**Stated exercise**
Copy out all the lines exactly. Omit pictures.

**Data excerpt**

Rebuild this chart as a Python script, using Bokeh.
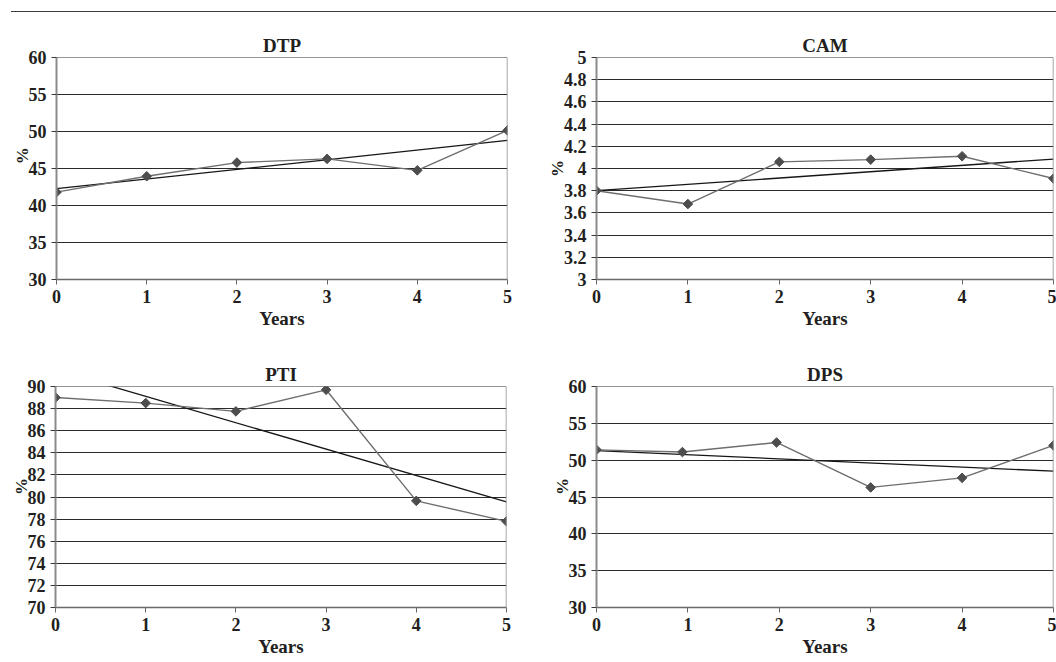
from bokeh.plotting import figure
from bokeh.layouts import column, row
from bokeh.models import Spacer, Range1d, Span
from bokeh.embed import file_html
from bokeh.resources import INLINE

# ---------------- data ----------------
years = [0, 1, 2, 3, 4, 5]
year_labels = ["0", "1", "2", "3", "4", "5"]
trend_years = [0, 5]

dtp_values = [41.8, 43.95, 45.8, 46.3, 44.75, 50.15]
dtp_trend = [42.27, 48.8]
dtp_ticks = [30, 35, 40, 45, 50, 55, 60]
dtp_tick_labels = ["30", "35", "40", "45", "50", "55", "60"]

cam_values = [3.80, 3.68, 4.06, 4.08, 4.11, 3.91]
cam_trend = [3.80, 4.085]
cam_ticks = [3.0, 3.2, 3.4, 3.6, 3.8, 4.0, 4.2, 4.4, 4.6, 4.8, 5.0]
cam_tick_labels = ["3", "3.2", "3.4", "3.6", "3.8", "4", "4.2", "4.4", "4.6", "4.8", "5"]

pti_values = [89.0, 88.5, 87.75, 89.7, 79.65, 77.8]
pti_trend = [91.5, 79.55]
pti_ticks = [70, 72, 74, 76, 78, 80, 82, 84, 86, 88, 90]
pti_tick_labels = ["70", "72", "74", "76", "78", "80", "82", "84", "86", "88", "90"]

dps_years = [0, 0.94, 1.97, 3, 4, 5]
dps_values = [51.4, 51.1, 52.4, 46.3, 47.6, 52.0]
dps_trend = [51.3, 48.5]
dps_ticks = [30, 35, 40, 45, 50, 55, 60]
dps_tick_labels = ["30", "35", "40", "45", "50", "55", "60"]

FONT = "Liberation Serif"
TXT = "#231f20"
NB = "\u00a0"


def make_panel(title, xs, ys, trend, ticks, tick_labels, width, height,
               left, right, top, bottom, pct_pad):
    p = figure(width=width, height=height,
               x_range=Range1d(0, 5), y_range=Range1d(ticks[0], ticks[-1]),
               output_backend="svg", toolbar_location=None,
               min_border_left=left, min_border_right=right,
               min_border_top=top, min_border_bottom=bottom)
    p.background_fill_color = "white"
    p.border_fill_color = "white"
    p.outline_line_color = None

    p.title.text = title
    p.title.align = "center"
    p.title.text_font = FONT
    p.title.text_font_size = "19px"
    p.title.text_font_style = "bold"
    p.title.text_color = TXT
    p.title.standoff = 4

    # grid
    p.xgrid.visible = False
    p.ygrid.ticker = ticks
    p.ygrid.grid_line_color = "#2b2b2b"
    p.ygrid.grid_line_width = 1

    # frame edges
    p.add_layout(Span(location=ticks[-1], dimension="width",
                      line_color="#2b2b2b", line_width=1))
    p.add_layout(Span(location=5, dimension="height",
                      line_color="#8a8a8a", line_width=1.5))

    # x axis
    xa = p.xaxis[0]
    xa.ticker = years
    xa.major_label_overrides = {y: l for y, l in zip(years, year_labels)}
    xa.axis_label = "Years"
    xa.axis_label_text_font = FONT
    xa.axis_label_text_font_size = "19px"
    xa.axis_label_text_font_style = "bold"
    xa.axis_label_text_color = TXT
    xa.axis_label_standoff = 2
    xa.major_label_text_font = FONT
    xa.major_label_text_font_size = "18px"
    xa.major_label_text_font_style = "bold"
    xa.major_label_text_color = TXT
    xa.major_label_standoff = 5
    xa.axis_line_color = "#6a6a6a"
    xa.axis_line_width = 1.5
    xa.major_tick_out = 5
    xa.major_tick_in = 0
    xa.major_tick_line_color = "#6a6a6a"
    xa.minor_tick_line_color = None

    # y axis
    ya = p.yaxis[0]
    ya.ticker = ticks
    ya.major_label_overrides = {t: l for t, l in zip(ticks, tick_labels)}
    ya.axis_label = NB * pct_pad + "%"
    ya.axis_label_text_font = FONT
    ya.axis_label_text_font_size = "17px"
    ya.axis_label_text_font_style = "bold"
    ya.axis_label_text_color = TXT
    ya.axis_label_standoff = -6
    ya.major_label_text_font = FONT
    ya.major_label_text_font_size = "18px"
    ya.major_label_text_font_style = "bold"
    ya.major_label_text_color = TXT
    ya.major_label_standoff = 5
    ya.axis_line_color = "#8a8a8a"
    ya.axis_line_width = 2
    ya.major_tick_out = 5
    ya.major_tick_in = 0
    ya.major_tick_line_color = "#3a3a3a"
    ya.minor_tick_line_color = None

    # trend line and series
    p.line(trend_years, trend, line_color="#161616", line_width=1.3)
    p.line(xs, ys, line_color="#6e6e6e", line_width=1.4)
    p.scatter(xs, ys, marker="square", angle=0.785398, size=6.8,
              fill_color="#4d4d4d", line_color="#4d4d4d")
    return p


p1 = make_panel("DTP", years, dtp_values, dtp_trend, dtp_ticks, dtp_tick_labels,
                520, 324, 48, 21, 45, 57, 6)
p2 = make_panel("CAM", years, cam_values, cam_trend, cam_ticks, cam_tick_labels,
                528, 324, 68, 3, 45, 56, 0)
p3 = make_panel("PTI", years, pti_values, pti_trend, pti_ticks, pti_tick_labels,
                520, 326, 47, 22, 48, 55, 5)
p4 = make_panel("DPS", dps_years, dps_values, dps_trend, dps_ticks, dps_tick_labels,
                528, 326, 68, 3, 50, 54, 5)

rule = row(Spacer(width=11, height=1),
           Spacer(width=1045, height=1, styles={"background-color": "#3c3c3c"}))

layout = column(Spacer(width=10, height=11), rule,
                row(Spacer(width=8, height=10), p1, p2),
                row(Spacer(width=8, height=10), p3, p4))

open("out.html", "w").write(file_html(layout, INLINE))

**Result of the task**
Rebuild this chart as a Python script, using Bokeh.
from bokeh.plotting import figure
from bokeh.layouts import column, row
from bokeh.models import Spacer, Range1d, Span
from bokeh.embed import file_html
from bokeh.resources import INLINE

# ---------------- data ----------------
years = [0, 1, 2, 3, 4, 5]
year_labels = ["0", "1", "2", "3", "4", "5"]
trend_years = [0, 5]

dtp_values = [41.8, 43.95, 45.8, 46.3, 44.75, 50.15]
dtp_trend = [42.27, 48.8]
dtp_ticks = [30, 35, 40, 45, 50, 55, 60]
dtp_tick_labels = ["30", "35", "40", "45", "50", "55", "60"]

cam_values = [3.80, 3.68, 4.06, 4.08, 4.11, 3.91]
cam_trend = [3.80, 4.085]
cam_ticks = [3.0, 3.2, 3.4, 3.6, 3.8, 4.0, 4.2, 4.4, 4.6, 4.8, 5.0]
cam_tick_labels = ["3", "3.2", "3.4", "3.6", "3.8", "4", "4.2", "4.4", "4.6", "4.8", "5"]

pti_values = [89.0, 88.5, 87.75, 89.7, 79.65, 77.8]
pti_trend = [91.5, 79.55]
pti_ticks = [70, 72, 74, 76, 78, 80, 82, 84, 86, 88, 90]
pti_tick_labels = ["70", "72", "74", "76", "78", "80", "82", "84", "86", "88", "90"]

dps_years = [0, 0.94, 1.97, 3, 4, 5]
dps_values = [51.4, 51.1, 52.4, 46.3, 47.6, 52.0]
dps_trend = [51.3, 48.5]
dps_ticks = [30, 35, 40, 45, 50, 55, 60]
dps_tick_labels = ["30", "35", "40", "45", "50", "55", "60"]

FONT = "Liberation Serif"
TXT = "#231f20"
NB = "\u00a0"


def make_panel(title, xs, ys, trend, ticks, tick_labels, width, height,
               left, right, top, bottom, pct_pad):
    p = figure(width=width, height=height,
               x_range=Range1d(0, 5), y_range=Range1d(ticks[0], ticks[-1]),
               output_backend="svg", toolbar_location=None,
               min_border_left=left, min_border_right=right,
               min_border_top=top, min_border_bottom=bottom)
    p.background_fill_color = "white"
    p.border_fill_color = "white"
    p.outline_line_color = None

    p.title.text = title
    p.title.align = "center"
    p.title.text_font = FONT
    p.title.text_font_size = "19px"
    p.title.text_font_style = "bold"
    p.title.text_color = TXT
    p.title.standoff = 4

    # grid
    p.xgrid.visible = False
    p.ygrid.ticker = ticks
    p.ygrid.grid_line_color = "#2b2b2b"
    p.ygrid.grid_line_width = 1

    # frame edges
    p.add_layout(Span(location=ticks[-1], dimension="width",
                      line_color="#2b2b2b", line_width=1))
    p.add_layout(Span(location=5, dimension="height",
                      line_color="#8a8a8a", line_width=1.5))

    # x axis
    xa = p.xaxis[0]
    xa.ticker = years
    xa.major_label_overrides = {y: l for y, l in zip(years, year_labels)}
    xa.axis_label = "Years"
    xa.axis_label_text_font = FONT
    xa.axis_label_text_font_size = "19px"
    xa.axis_label_text_font_style = "bold"
    xa.axis_label_text_color = TXT
    xa.axis_label_standoff = 2
    xa.major_label_text_font = FONT
    xa.major_label_text_font_size = "18px"
    xa.major_label_text_font_style = "bold"
    xa.major_label_text_color = TXT
    xa.major_label_standoff = 5
    xa.axis_line_color = "#6a6a6a"
    xa.axis_line_width = 1.5
    xa.major_tick_out = 5
    xa.major_tick_in = 0
    xa.major_tick_line_color = "#6a6a6a"
    xa.minor_tick_line_color = None

    # y axis
    ya = p.yaxis[0]
    ya.ticker = ticks
    ya.major_label_overrides = {t: l for t, l in zip(ticks, tick_labels)}
    ya.axis_label = NB * pct_pad + "%"
    ya.axis_label_text_font = FONT
    ya.axis_label_text_font_size = "17px"
    ya.axis_label_text_font_style = "bold"
    ya.axis_label_text_color = TXT
    ya.axis_label_standoff = -6
    ya.major_label_text_font = FONT
    ya.major_label_text_font_size = "18px"
    ya.major_label_text_font_style = "bold"
    ya.major_label_text_color = TXT
    ya.major_label_standoff = 5
    ya.axis_line_color = "#8a8a8a"
    ya.axis_line_width = 2
    ya.major_tick_out = 5
    ya.major_tick_in = 0
    ya.major_tick_line_color = "#3a3a3a"
    ya.minor_tick_line_color = None

    # trend line and series
    p.line(trend_years, trend, line_color="#161616", line_width=1.3)
    p.line(xs, ys, line_color="#6e6e6e", line_width=1.4)
    p.scatter(xs, ys, marker="square", angle=0.785398, size=6.8,
              fill_color="#4d4d4d", line_color="#4d4d4d")
    return p


p1 = make_panel("DTP", years, dtp_values, dtp_trend, dtp_ticks, dtp_tick_labels,
                520, 324, 48, 21, 45, 57, 6)
p2 = make_panel("CAM", years, cam_values, cam_trend, cam_ticks, cam_tick_labels,
                528, 324, 68, 3, 45, 56, 0)
p3 = make_panel("PTI", years, pti_values, pti_trend, pti_ticks, pti_tick_labels,
                520, 326, 47, 22, 48, 55, 5)
p4 = make_panel("DPS", dps_years, dps_values, dps_trend, dps_ticks, dps_tick_labels,
                528, 326, 68, 3, 50, 54, 5)

rule = row(Spacer(width=11, height=1),
           Spacer(width=1045, height=1, styles={"background-color": "#3c3c3c"}))

layout = column(Spacer(width=10, height=11), rule,
                row(Spacer(width=8, height=10), p1, p2),
                row(Spacer(width=8, height=10), p3, p4))

open("out.html", "w").write(file_html(layout, INLINE))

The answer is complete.